What the task asks:
All of the material should be reproduced exactly, with pictures left out.

Given records:
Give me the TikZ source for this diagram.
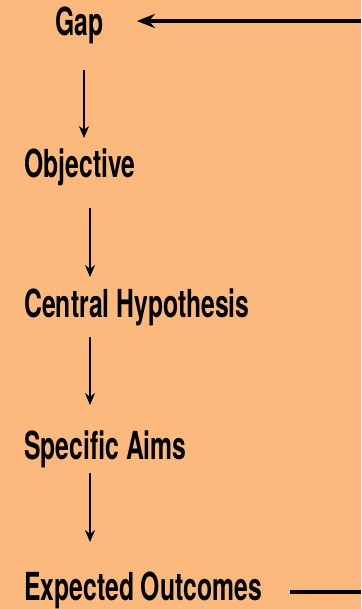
\documentclass[tikz,border=0pt]{standalone}
\usepackage{fontspec}
\setmainfont[FakeStretch=0.64]{TeX Gyre Heros}
\usepackage{tikz}
\usetikzlibrary{arrows.meta,positioning,calc}

\definecolor{peach}{RGB}{251,185,125}

\tikzset{
    step label/.style={anchor=base west,inner sep=0pt,font=\fontsize{19.3}{21}\selectfont\bfseries},
    flow/.style={->,line width=1.2pt},
    feedback/.style={line width=1.8pt}
}

\begin{document}
\begin{tikzpicture}[x=0.5pt,y=-0.5pt,line cap=butt,>={Stealth[length=6pt,width=5pt]}]

        % --- Background ---
        \fill[peach] (0,0) rectangle (361,609);
        \useasboundingbox (0,0) rectangle (361,609);

        % --- Steps ---
        \node[step label] (gap) at (55,36) {Gap};
        \node[step label] (objective) at (24,177) {Objective};
        \node[step label] (hypothesis) at (24,317) {Central Hypothesis};
        \node[step label] (aims) at (24,459) {Specific Aims};
        \node[step label] (outcomes) at (24,600) {Expected Outcomes};

        % free ends of the loop at the right edge
        \coordinate (loop top) at (361,21);
        \coordinate (loop bottom) at (361,592);

        % Downward flow
        \draw[flow] ($(gap.base west)+(29,34)$) -- ($(objective.base west)+(60,-39)$);
        \draw[flow] ($(objective.base west)+(66,31)$) -- ($(hypothesis.base west)+(66,-40)$);
        \draw[flow] ($(hypothesis.base west)+(66,20)$) -- ($(aims.base west)+(66,-54)$);
        \draw[flow] ($(aims.base west)+(66,14)$) -- ($(outcomes.base west)+(66,-58)$);

        % Back to the gap
        \draw[feedback,->,>={Stealth[length=9pt,width=7pt]}] (loop top) -- ($(gap.base east)+(33,-15)$);
        \draw[feedback] ($(outcomes.base east)+(28,-8)$) -- (loop bottom);

\end{tikzpicture}
\end{document}
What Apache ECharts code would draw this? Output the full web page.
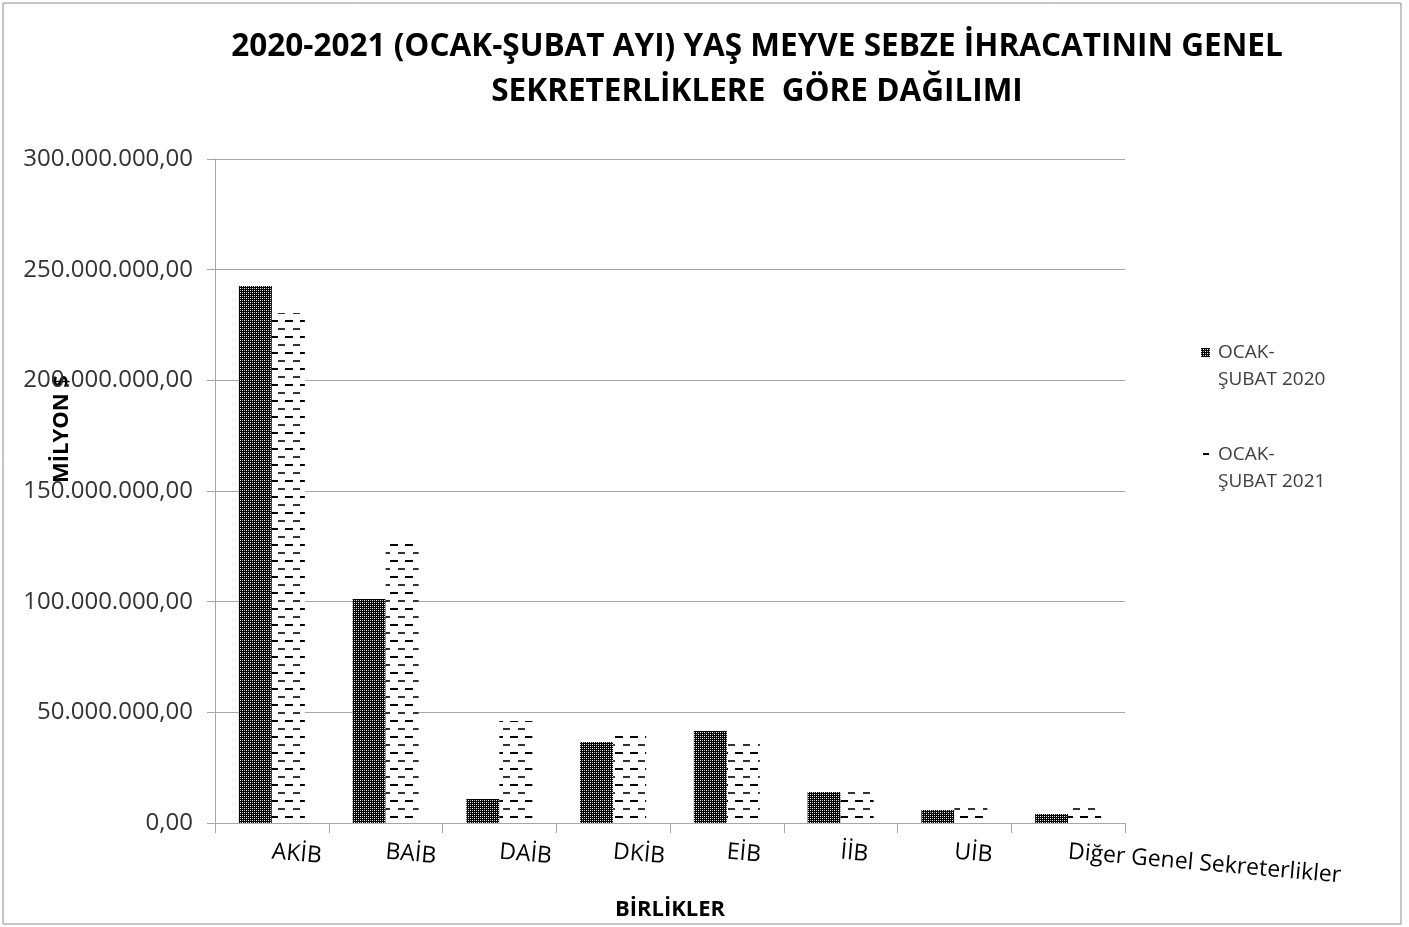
<!DOCTYPE html>
<html><head><meta charset="utf-8">
<script src="https://cdn.jsdelivr.net/npm/echarts@6/dist/echarts.min.js"></script>
<style>html,body{margin:0;padding:0;background:#fff}#c{width:1409px;height:927px}</style>
</head><body><div id="c"></div>
<script>
const categories = ['AKİB','BAİB','DAİB','DKİB','EİB','İİB','UİB','Diğer Genel Sekreterlikler'];
const values2020 = [242600000,101200000,10800000,36600000,41600000,14000000,5900000,4100000];
const values2021 = [230400000,128800000,46100000,41600000,38400000,16700000,9500000,9500000];
const seriesNames = ['OCAK-ŞUBAT 2020','OCAK-ŞUBAT 2021'];
const yTicks = {min:0,max:300000000,interval:50000000};

function pattern2020(){
  const c=document.createElement('canvas');c.width=4;c.height=4;const g=c.getContext('2d');
  g.fillStyle='#000';g.fillRect(0,0,4,4);
  g.fillStyle='#fff';g.fillRect(0,0,1,1);g.fillRect(2,2,1,1);
  g.fillStyle='#aaa';g.fillRect(2,0,1,1);g.fillRect(0,2,1,1);
  return c;
}
function pattern2021(){
  const c=document.createElement('canvas');c.width=15;c.height=16;const g=c.getContext('2d');
  g.fillStyle='#fff';g.fillRect(0,0,15,16);
  g.fillStyle='#000';
  g.fillRect(0,0,8,2);
  g.fillStyle='#333';
  g.fillRect(8,8,7,2);
  return c;
}
const p20={image:pattern2020(),repeat:'repeat'};
const p21={image:pattern2021(),repeat:'repeat'};
const fmt=v=>String(v).replace(/\B(?=(\d{3})+(?!\d))/g,'.')+',00';
const FONT='Open Sans';
const chart=echarts.init(document.getElementById('c'),null,{renderer:'canvas'});
chart.setOption({
  animation:false,
  backgroundColor:'#fff',
  textStyle:{fontFamily:FONT},
  title:{text:'2020-2021 (OCAK-ŞUBAT AYI) YAŞ MEYVE SEBZE İHRACATININ GENEL\nSEKRETERLİKLERE  GÖRE DAĞILIMI',left:752,top:20,textAlign:'center',
    textStyle:{fontFamily:FONT,fontWeight:'bold',fontSize:31.5,lineHeight:45,color:'#000'}},
  grid:{left:215,right:284,top:159,bottom:104,containLabel:false},
  legend:{orient:'vertical',left:1196,top:334,itemGap:48,itemWidth:9,itemHeight:54,
    formatter:n=>n.replace('-','-\n'),
    textStyle:{fontFamily:FONT,fontSize:19,lineHeight:27,color:'#404040',padding:[0,0,0,3]},
    data:[{name:seriesNames[0],icon:'path://M0,9h9v9h-9z M0,0h0 M0,54h0'},
          {name:seriesNames[1],icon:'path://M1,12h6v2h-6z M0,0h0 M0,54h0',itemStyle:{color:'#000'}}]},
  xAxis:{type:'category',data:categories,
    name:'BİRLİKLER',nameLocation:'middle',nameGap:76,
    nameTextStyle:{fontFamily:FONT,fontWeight:'bold',fontSize:22,color:'#000'},
    axisLine:{lineStyle:{color:'#a6a6a6',width:1}},
    axisTick:{show:true,length:10,lineStyle:{color:'#a6a6a6'}},
    axisLabel:{interval:0,rotate:-5,margin:29,fontSize:23,color:'#000',fontFamily:FONT}},
  yAxis:{type:'value',min:yTicks.min,max:yTicks.max,interval:yTicks.interval,
    axisLine:{show:true,lineStyle:{color:'#a6a6a6'}},
    axisTick:{show:true,length:8,lineStyle:{color:'#a6a6a6'}},
    splitLine:{lineStyle:{color:'#a6a6a6'}},
    axisLabel:{formatter:fmt,fontSize:24,color:'#333',margin:22,fontFamily:FONT}},
  graphic:[
    {type:'rect',shape:{x:3,y:3,width:1398,height:921},style:{fill:'none',stroke:'#8c8c8c',lineWidth:1},silent:true},
    {type:'text',x:62,y:429,rotation:Math.PI/2,style:{text:'MİLYON $',fontFamily:FONT,fontWeight:'bold',fontSize:22,fill:'#000',align:'center',verticalAlign:'middle'}}
  ],
  series:[
    {name:seriesNames[0],type:'bar',data:values2020,barWidth:33,barGap:'0%',itemStyle:{color:p20}},
    {name:seriesNames[1],type:'bar',data:values2021,barWidth:33,barGap:'0%',itemStyle:{color:p21}}
  ]
});
</script></body></html>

Result below:
Give me the TikZ source for this diagram.
\documentclass[tikz,border=0pt]{standalone}
\usepackage{fontspec}
\setmainfont[FakeStretch=0.64]{TeX Gyre Heros}
\usepackage{tikz}
\usetikzlibrary{arrows.meta,positioning,calc}

\definecolor{peach}{RGB}{251,185,125}

\tikzset{
    step label/.style={anchor=base west,inner sep=0pt,font=\fontsize{19.3}{21}\selectfont\bfseries},
    flow/.style={->,line width=1.2pt},
    feedback/.style={line width=1.8pt}
}

\begin{document}
\begin{tikzpicture}[x=0.5pt,y=-0.5pt,line cap=butt,>={Stealth[length=6pt,width=5pt]}]

        % --- Background ---
        \fill[peach] (0,0) rectangle (361,609);
        \useasboundingbox (0,0) rectangle (361,609);

        % --- Steps ---
        \node[step label] (gap) at (55,36) {Gap};
        \node[step label] (objective) at (24,177) {Objective};
        \node[step label] (hypothesis) at (24,317) {Central Hypothesis};
        \node[step label] (aims) at (24,459) {Specific Aims};
        \node[step label] (outcomes) at (24,600) {Expected Outcomes};

        % free ends of the loop at the right edge
        \coordinate (loop top) at (361,21);
        \coordinate (loop bottom) at (361,592);

        % Downward flow
        \draw[flow] ($(gap.base west)+(29,34)$) -- ($(objective.base west)+(60,-39)$);
        \draw[flow] ($(objective.base west)+(66,31)$) -- ($(hypothesis.base west)+(66,-40)$);
        \draw[flow] ($(hypothesis.base west)+(66,20)$) -- ($(aims.base west)+(66,-54)$);
        \draw[flow] ($(aims.base west)+(66,14)$) -- ($(outcomes.base west)+(66,-58)$);

        % Back to the gap
        \draw[feedback,->,>={Stealth[length=9pt,width=7pt]}] (loop top) -- ($(gap.base east)+(33,-15)$);
        \draw[feedback] ($(outcomes.base east)+(28,-8)$) -- (loop bottom);

\end{tikzpicture}
\end{document}
What Apache ECharts code would draw this? Output the full web page.
<!DOCTYPE html>
<html><head><meta charset="utf-8">
<script src="https://cdn.jsdelivr.net/npm/echarts@6/dist/echarts.min.js"></script>
<style>html,body{margin:0;padding:0;background:#fff}#c{width:1409px;height:927px}</style>
</head><body><div id="c"></div>
<script>
const categories = ['AKİB','BAİB','DAİB','DKİB','EİB','İİB','UİB','Diğer Genel Sekreterlikler'];
const values2020 = [242600000,101200000,10800000,36600000,41600000,14000000,5900000,4100000];
const values2021 = [230400000,128800000,46100000,41600000,38400000,16700000,9500000,9500000];
const seriesNames = ['OCAK-ŞUBAT 2020','OCAK-ŞUBAT 2021'];
const yTicks = {min:0,max:300000000,interval:50000000};

function pattern2020(){
  const c=document.createElement('canvas');c.width=4;c.height=4;const g=c.getContext('2d');
  g.fillStyle='#000';g.fillRect(0,0,4,4);
  g.fillStyle='#fff';g.fillRect(0,0,1,1);g.fillRect(2,2,1,1);
  g.fillStyle='#aaa';g.fillRect(2,0,1,1);g.fillRect(0,2,1,1);
  return c;
}
function pattern2021(){
  const c=document.createElement('canvas');c.width=15;c.height=16;const g=c.getContext('2d');
  g.fillStyle='#fff';g.fillRect(0,0,15,16);
  g.fillStyle='#000';
  g.fillRect(0,0,8,2);
  g.fillStyle='#333';
  g.fillRect(8,8,7,2);
  return c;
}
const p20={image:pattern2020(),repeat:'repeat'};
const p21={image:pattern2021(),repeat:'repeat'};
const fmt=v=>String(v).replace(/\B(?=(\d{3})+(?!\d))/g,'.')+',00';
const FONT='Open Sans';
const chart=echarts.init(document.getElementById('c'),null,{renderer:'canvas'});
chart.setOption({
  animation:false,
  backgroundColor:'#fff',
  textStyle:{fontFamily:FONT},
  title:{text:'2020-2021 (OCAK-ŞUBAT AYI) YAŞ MEYVE SEBZE İHRACATININ GENEL\nSEKRETERLİKLERE  GÖRE DAĞILIMI',left:752,top:20,textAlign:'center',
    textStyle:{fontFamily:FONT,fontWeight:'bold',fontSize:31.5,lineHeight:45,color:'#000'}},
  grid:{left:215,right:284,top:159,bottom:104,containLabel:false},
  legend:{orient:'vertical',left:1196,top:334,itemGap:48,itemWidth:9,itemHeight:54,
    formatter:n=>n.replace('-','-\n'),
    textStyle:{fontFamily:FONT,fontSize:19,lineHeight:27,color:'#404040',padding:[0,0,0,3]},
    data:[{name:seriesNames[0],icon:'path://M0,9h9v9h-9z M0,0h0 M0,54h0'},
          {name:seriesNames[1],icon:'path://M1,12h6v2h-6z M0,0h0 M0,54h0',itemStyle:{color:'#000'}}]},
  xAxis:{type:'category',data:categories,
    name:'BİRLİKLER',nameLocation:'middle',nameGap:76,
    nameTextStyle:{fontFamily:FONT,fontWeight:'bold',fontSize:22,color:'#000'},
    axisLine:{lineStyle:{color:'#a6a6a6',width:1}},
    axisTick:{show:true,length:10,lineStyle:{color:'#a6a6a6'}},
    axisLabel:{interval:0,rotate:-5,margin:29,fontSize:23,color:'#000',fontFamily:FONT}},
  yAxis:{type:'value',min:yTicks.min,max:yTicks.max,interval:yTicks.interval,
    axisLine:{show:true,lineStyle:{color:'#a6a6a6'}},
    axisTick:{show:true,length:8,lineStyle:{color:'#a6a6a6'}},
    splitLine:{lineStyle:{color:'#a6a6a6'}},
    axisLabel:{formatter:fmt,fontSize:24,color:'#333',margin:22,fontFamily:FONT}},
  graphic:[
    {type:'rect',shape:{x:3,y:3,width:1398,height:921},style:{fill:'none',stroke:'#8c8c8c',lineWidth:1},silent:true},
    {type:'text',x:62,y:429,rotation:Math.PI/2,style:{text:'MİLYON $',fontFamily:FONT,fontWeight:'bold',fontSize:22,fill:'#000',align:'center',verticalAlign:'middle'}}
  ],
  series:[
    {name:seriesNames[0],type:'bar',data:values2020,barWidth:33,barGap:'0%',itemStyle:{color:p20}},
    {name:seriesNames[1],type:'bar',data:values2021,barWidth:33,barGap:'0%',itemStyle:{color:p21}}
  ]
});
</script></body></html>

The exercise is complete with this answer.